--- start ---

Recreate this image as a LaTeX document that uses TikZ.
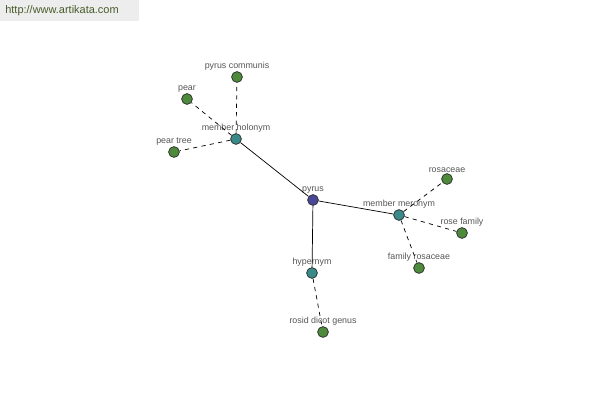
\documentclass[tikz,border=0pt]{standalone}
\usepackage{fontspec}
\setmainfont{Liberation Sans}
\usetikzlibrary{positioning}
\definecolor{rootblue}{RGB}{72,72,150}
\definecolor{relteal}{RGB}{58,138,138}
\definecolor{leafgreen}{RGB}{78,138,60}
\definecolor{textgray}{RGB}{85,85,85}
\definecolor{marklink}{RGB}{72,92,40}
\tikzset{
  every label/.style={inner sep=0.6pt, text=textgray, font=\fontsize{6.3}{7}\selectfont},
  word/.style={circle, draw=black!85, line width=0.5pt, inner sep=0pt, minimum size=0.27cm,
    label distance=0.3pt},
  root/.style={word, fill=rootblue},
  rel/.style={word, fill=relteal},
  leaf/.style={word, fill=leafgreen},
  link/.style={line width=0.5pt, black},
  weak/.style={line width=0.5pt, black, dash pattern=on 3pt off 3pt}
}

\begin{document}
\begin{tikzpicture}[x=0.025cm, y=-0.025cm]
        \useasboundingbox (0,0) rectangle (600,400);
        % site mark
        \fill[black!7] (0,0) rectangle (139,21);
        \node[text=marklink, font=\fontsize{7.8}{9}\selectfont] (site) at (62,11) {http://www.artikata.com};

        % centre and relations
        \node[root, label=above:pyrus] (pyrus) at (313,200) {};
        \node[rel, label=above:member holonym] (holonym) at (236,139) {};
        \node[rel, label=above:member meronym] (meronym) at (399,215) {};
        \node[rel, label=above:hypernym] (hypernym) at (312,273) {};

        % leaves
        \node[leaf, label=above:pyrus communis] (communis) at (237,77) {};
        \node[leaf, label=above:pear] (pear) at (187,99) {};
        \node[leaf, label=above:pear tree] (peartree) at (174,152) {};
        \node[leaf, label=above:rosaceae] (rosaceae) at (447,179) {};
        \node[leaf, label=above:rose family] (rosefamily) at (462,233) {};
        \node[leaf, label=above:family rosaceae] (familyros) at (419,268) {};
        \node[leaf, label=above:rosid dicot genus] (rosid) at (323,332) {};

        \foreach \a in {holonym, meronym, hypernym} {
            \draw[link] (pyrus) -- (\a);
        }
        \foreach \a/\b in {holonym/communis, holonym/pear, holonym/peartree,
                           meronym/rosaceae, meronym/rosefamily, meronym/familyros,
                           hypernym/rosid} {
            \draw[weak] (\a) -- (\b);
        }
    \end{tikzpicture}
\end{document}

--- end ---

Instructions to follow: Restate the data above word for word. Do not include the images.

Correct response:
Recreate this image as a LaTeX document that uses TikZ.
\documentclass[tikz,border=0pt]{standalone}
\usepackage{fontspec}
\setmainfont{Liberation Sans}
\usetikzlibrary{positioning}
\definecolor{rootblue}{RGB}{72,72,150}
\definecolor{relteal}{RGB}{58,138,138}
\definecolor{leafgreen}{RGB}{78,138,60}
\definecolor{textgray}{RGB}{85,85,85}
\definecolor{marklink}{RGB}{72,92,40}
\tikzset{
  every label/.style={inner sep=0.6pt, text=textgray, font=\fontsize{6.3}{7}\selectfont},
  word/.style={circle, draw=black!85, line width=0.5pt, inner sep=0pt, minimum size=0.27cm,
    label distance=0.3pt},
  root/.style={word, fill=rootblue},
  rel/.style={word, fill=relteal},
  leaf/.style={word, fill=leafgreen},
  link/.style={line width=0.5pt, black},
  weak/.style={line width=0.5pt, black, dash pattern=on 3pt off 3pt}
}

\begin{document}
\begin{tikzpicture}[x=0.025cm, y=-0.025cm]
        \useasboundingbox (0,0) rectangle (600,400);
        % site mark
        \fill[black!7] (0,0) rectangle (139,21);
        \node[text=marklink, font=\fontsize{7.8}{9}\selectfont] (site) at (62,11) {http://www.artikata.com};

        % centre and relations
        \node[root, label=above:pyrus] (pyrus) at (313,200) {};
        \node[rel, label=above:member holonym] (holonym) at (236,139) {};
        \node[rel, label=above:member meronym] (meronym) at (399,215) {};
        \node[rel, label=above:hypernym] (hypernym) at (312,273) {};

        % leaves
        \node[leaf, label=above:pyrus communis] (communis) at (237,77) {};
        \node[leaf, label=above:pear] (pear) at (187,99) {};
        \node[leaf, label=above:pear tree] (peartree) at (174,152) {};
        \node[leaf, label=above:rosaceae] (rosaceae) at (447,179) {};
        \node[leaf, label=above:rose family] (rosefamily) at (462,233) {};
        \node[leaf, label=above:family rosaceae] (familyros) at (419,268) {};
        \node[leaf, label=above:rosid dicot genus] (rosid) at (323,332) {};

        \foreach \a in {holonym, meronym, hypernym} {
            \draw[link] (pyrus) -- (\a);
        }
        \foreach \a/\b in {holonym/communis, holonym/pear, holonym/peartree,
                           meronym/rosaceae, meronym/rosefamily, meronym/familyros,
                           hypernym/rosid} {
            \draw[weak] (\a) -- (\b);
        }
    \end{tikzpicture}
\end{document}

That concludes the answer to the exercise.